Rising competition from private equity firms diversifying into credit (e.g., Roc Partners, Tanarra).
Yield Expectations
Australian vs. U.S. Markets:
Metric | Australia | U.S. |
---|---|---|
Avg. Private Credit Yield | 9–12% | 7–10% |
Default Rate (2023) | 1.7% (direct loans) | 3.5% (high-yield) |
Senior Debt Spread | 400–600 bps | 300–500 bps |
Australia’s higher base rates (RBA cash rate: 4.35% vs. Fed: 5.25%) and concentrated banking sector create yield premiums. However, regulatory risks and illiquidity discounts apply.
Regulatory Environment
Key Compliance Factors
BNPL Regulation: Draft legislation (2024) subjects Buy Now, Pay Later services to NCCP Act oversight, requiring credit checks and hardship provisions.
Financial Accountability Regime: Stricter governance standards for non-banks, including stress-testing and board accountability.

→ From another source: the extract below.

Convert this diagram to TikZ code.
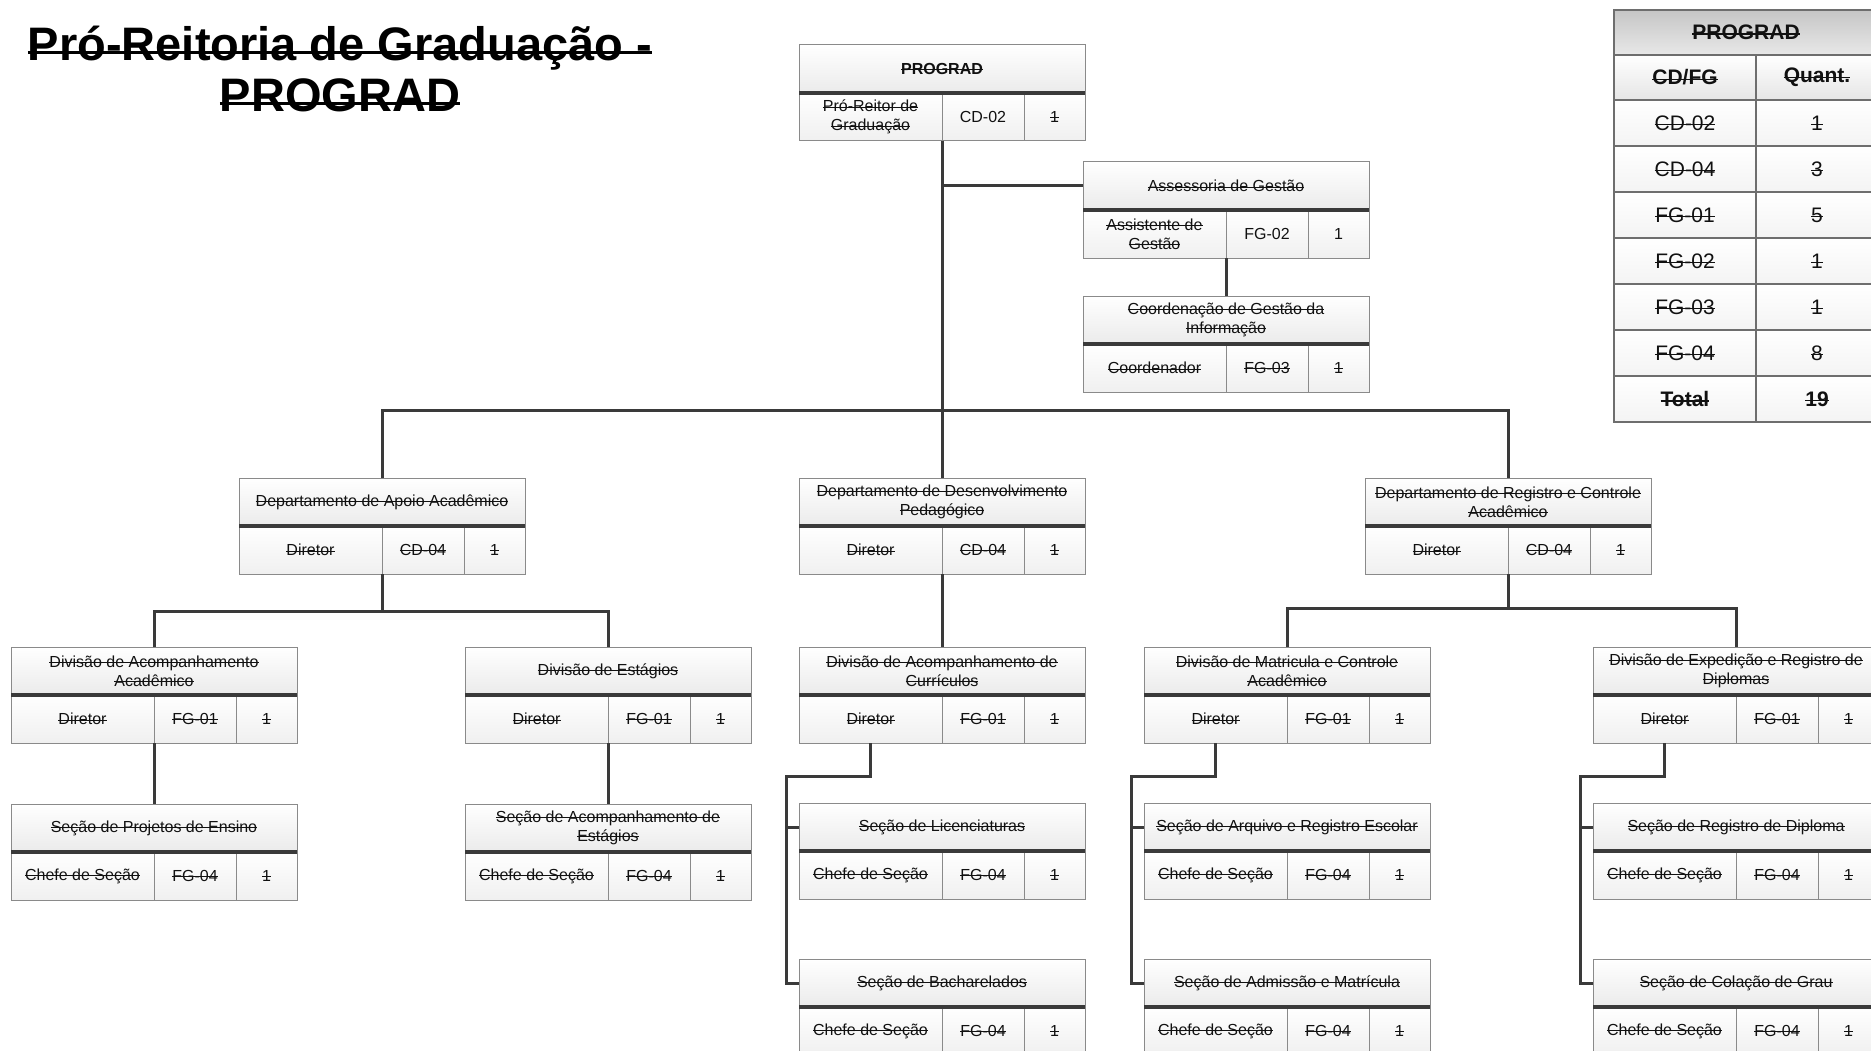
\documentclass[tikz,border=0pt]{standalone}
\usepackage{fontspec}
\setmainfont{Liberation Sans}
\newcommand\stkgen[3]{\leavevmode\setbox0\hbox{#3}\rlap{\vrule height\dimexpr#1+#2/2\relax depth-\dimexpr#1-#2/2\relax width\wd0}\box0}
\newcommand\stk{\stkgen{.55ex}{1pt}}
\newcommand\tst{\stkgen{.35ex}{3pt}}
\newcommand\mst{\stkgen{.5ex}{1.4pt}}
\definecolor{boxgray}{HTML}{8A8A8A}
\definecolor{linegray}{HTML}{3A3A3A}
\definecolor{tgray}{HTML}{6E6E6E}
\definecolor{txt}{HTML}{111111}
\tikzset{
  hdr/.style={draw=boxgray, line width=1pt, top color=white, bottom color=gray!16,
    minimum width=286pt, minimum height=48pt, inner sep=2pt, outer sep=0pt,
    align=center, text=txt, font=\fontsize{16}{19}\selectfont},
  cell/.style={draw=boxgray, line width=1pt, top color=white, bottom color=gray!12,
    minimum height=48pt, inner sep=1pt, outer sep=0pt,
    align=center, text=txt, font=\fontsize{16}{19}\selectfont},
  sepline/.style={draw=linegray, line width=4pt},
  conn/.style={draw=linegray, line width=3pt},
  thead/.style={draw=tgray, line width=1.2pt, top color=gray!45, bottom color=gray!18,
    minimum height=45pt, inner sep=1pt, outer sep=0pt, text=txt,
    font=\fontsize{21}{25}\selectfont\bfseries},
  tcell/.style={draw=tgray, line width=1.2pt, top color=white, bottom color=gray!9,
    minimum height=46pt, inner sep=1pt, outer sep=0pt, text=txt,
    font=\fontsize{21}{25}\selectfont},
}
\newcommand\orgbox[7]{%
  \node[hdr, anchor=north west] (#1) at (#2,#3) {#4};
  \node[cell, anchor=north west, minimum width=143pt] (#1-a) at (#1.south west) {#5};
  \node[cell, anchor=north west, minimum width=82pt] (#1-b) at (#1-a.north east) {#6};
  \node[cell, anchor=north west, minimum width=61pt] (#1-c) at (#1-b.north east) {#7};
  \draw[sepline] (#1.south west) -- (#1.south east);
}
\newcommand\trow[4]{% name, above-node, left, right
  \node[tcell, anchor=north west, minimum width=142pt] (#1a) at (#2.south west) {#3};
  \node[tcell, anchor=north west, minimum width=122pt] (#1b) at (#1a.north east) {#4};
}
\begin{document}
\begin{tikzpicture}[x=1pt,y=-1pt]
\path[use as bounding box] (0,0) rectangle (1871,1051);
\clip (0,0) rectangle (1871,1051);
\fill[white] (0,0) rectangle (1871,1051);

% title
\node[anchor=base, font=\fontsize{47}{52}\selectfont\bfseries, text=black, inner sep=0pt] (title1) at (340,61) {\tst{Pró-Reitoria de Graduação -}};
\node[anchor=base, font=\fontsize{47}{52}\selectfont\bfseries, text=black, inner sep=0pt] (title2) at (340,112) {\tst{PROGRAD}};

% boxes
\orgbox{prograd}{799}{45}{\textbf{\stk{PROGRAD}}}{\stk{Pró-Reitor de}\\\stk{Graduação}}{CD-02}{\stk{1}}
\orgbox{assess}{1083}{162}{\stk{Assessoria de Gestão}}{\stk{Assistente de}\\\stk{Gestão}}{FG-02}{1}
\orgbox{coord}{1083}{296}{\stk{Coordenação de Gestão da}\\\stk{Informação}}{\stk{Coordenador}}{\stk{FG-03}}{\stk{1}}

\orgbox{apoio}{239}{478}{\stk{Departamento de Apoio Acadêmico}}{\stk{Diretor}}{\stk{CD-04}}{\stk{1}}
\orgbox{desenv}{799}{478}{\stk{Departamento de Desenvolvimento}\\\stk{Pedagógico}}{\stk{Diretor}}{\stk{CD-04}}{\stk{1}}
\orgbox{registro}{1365}{478}{\stk{Departamento de Registro e Controle}\\\stk{Acadêmico}}{\stk{Diretor}}{\stk{CD-04}}{\stk{1}}

\orgbox{acompacad}{11}{647}{\stk{Divisão de Acompanhamento}\\\stk{Acadêmico}}{\stk{Diretor}}{\stk{FG-01}}{\stk{1}}
\orgbox{estagios}{465}{647}{\stk{Divisão de Estágios}}{\stk{Diretor}}{\stk{FG-01}}{\stk{1}}
\orgbox{curric}{799}{647}{\stk{Divisão de Acompanhamento de}\\\stk{Currículos}}{\stk{Diretor}}{\stk{FG-01}}{\stk{1}}
\orgbox{matric}{1144}{647}{\stk{Divisão de Matricula e Controle}\\\stk{Acadêmico}}{\stk{Diretor}}{\stk{FG-01}}{\stk{1}}
\orgbox{exped}{1593}{647}{\stk{Divisão de Expedição e Registro de}\\\stk{Diplomas}}{\stk{Diretor}}{\stk{FG-01}}{\stk{1}}

\orgbox{projetos}{11}{804}{\stk{Seção de Projetos de Ensino}}{\stk{Chefe de Seção}}{\stk{FG-04}}{\stk{1}}
\orgbox{acompest}{465}{804}{\stk{Seção de Acompanhamento de}\\\stk{Estágios}}{\stk{Chefe de Seção}}{\stk{FG-04}}{\stk{1}}
\orgbox{lic}{799}{803}{\stk{Seção de Licenciaturas}}{\stk{Chefe de Seção}}{\stk{FG-04}}{\stk{1}}
\orgbox{arquivo}{1144}{803}{\stk{Seção de Arquivo e Registro Escolar}}{\stk{Chefe de Seção}}{\stk{FG-04}}{\stk{1}}
\orgbox{regdip}{1593}{803}{\stk{Seção de Registro de Diploma}}{\stk{Chefe de Seção}}{\stk{FG-04}}{\stk{1}}

\orgbox{bach}{799}{959}{\stk{Seção de Bacharelados}}{\stk{Chefe de Seção}}{\stk{FG-04}}{\stk{1}}
\orgbox{admissao}{1144}{959}{\stk{Seção de Admissão e Matrícula}}{\stk{Chefe de Seção}}{\stk{FG-04}}{\stk{1}}
\orgbox{colacao}{1593}{959}{\stk{Seção de Colação de Grau}}{\stk{Chefe de Seção}}{\stk{FG-04}}{\stk{1}}

% connectors
\draw[conn] (prograd-a.south east) -- (desenv.north);
\draw[conn] (prograd-a.south east |- assess.west) -- (assess.west);
\draw[conn] (assess-a.south east) -- (coord.north);
\coordinate (bus1) at (942,410);
\draw[conn] (apoio.north) |- (bus1) -| (registro.north);
\coordinate (bus2) at (382,611);
\draw[conn] (apoio-a.south east) -- (bus2);
\draw[conn] (acompacad.north) |- (bus2) -| (estagios.north);
\draw[conn] (acompacad-a.south east) -- (projetos.north);
\draw[conn] (estagios-a.south east) -- (acompest.north);
\draw[conn] (desenv-a.south east) -- (curric.north);
\coordinate (el1) at (786,776);
\draw[conn] (curric-a.south) |- (el1) |- (bach.west);
\draw[conn] (el1 |- lic.west) -- (lic.west);
\coordinate (bus3) at (1508,608);
\draw[conn] (registro-a.south east) -- (bus3);
\draw[conn] (matric.north) |- (bus3) -| (exped.north);
\coordinate (el2) at (1131,776);
\draw[conn] (matric-a.south) |- (el2) |- (admissao.west);
\draw[conn] (el2 |- arquivo.west) -- (arquivo.west);
\coordinate (el3) at (1580,776);
\draw[conn] (exped-a.south) |- (el3) |- (colacao.west);
\draw[conn] (el3 |- regdip.west) -- (regdip.west);

% summary table
\node[thead, anchor=north west, minimum width=264pt] (t0) at (1614,10) {\mst{PROGRAD}};
\node[tcell, anchor=north west, minimum width=142pt, minimum height=45pt, bottom color=gray!20, font=\fontsize{21}{25}\selectfont\bfseries] (t1a) at (t0.south west) {\mst{CD/FG}};
\node[tcell, anchor=north west, minimum width=122pt, minimum height=45pt, bottom color=gray!20, font=\fontsize{21}{25}\selectfont\bfseries] (t1b) at (t1a.north east) {\mst{Quant.}};
\trow{t2}{t1a}{\mst{CD-02}}{\mst{1}}
\trow{t3}{t2a}{\mst{CD-04}}{\mst{3}}
\trow{t4}{t3a}{\mst{FG-01}}{\mst{5}}
\trow{t5}{t4a}{\mst{FG-02}}{\mst{1}}
\trow{t6}{t5a}{\mst{FG-03}}{\mst{1}}
\trow{t7}{t6a}{\mst{FG-04}}{\mst{8}}
\trow{t8}{t7a}{\textbf{\mst{Total}}}{\textbf{\mst{19}}}
\end{tikzpicture}
\end{document}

Anti-Scam Measures: ASIC mandates real-time payment monitoring and collaboration with ACCC’s National Anti-Scam Centre.
Implications for Monroe
Licensing requirements under Australian Credit Licence (ACL) for consumer-facing products.
Enhanced due diligence on borrower affordability to meet APRA’s responsible lending guidelines.
Monroe’s success hinges on balancing global expertise with hyper-local execution in a market where relationships and regulatory agility define winners.
Our Opinion
The private credit opportunity in Australia's A$4.1 trillion pension market is no joke. Monroe's strategic move and hiring of Galen Fu, with his real estate capital markets background and Apollo Global Management experience, show their serious expansion efforts.
Monroe is facing tough competition from well-known local companies like Pepper Money and MaxCap, who have strong connections with brokers. Monroe's focus on technology finance and venture debt is smart, especially because new banking rules are affecting traditional banks. Despite this, the competition is still strong. New regulations, like the Financial Accountability Regime, will help identify serious players, and the need for more careful checks could affect profits.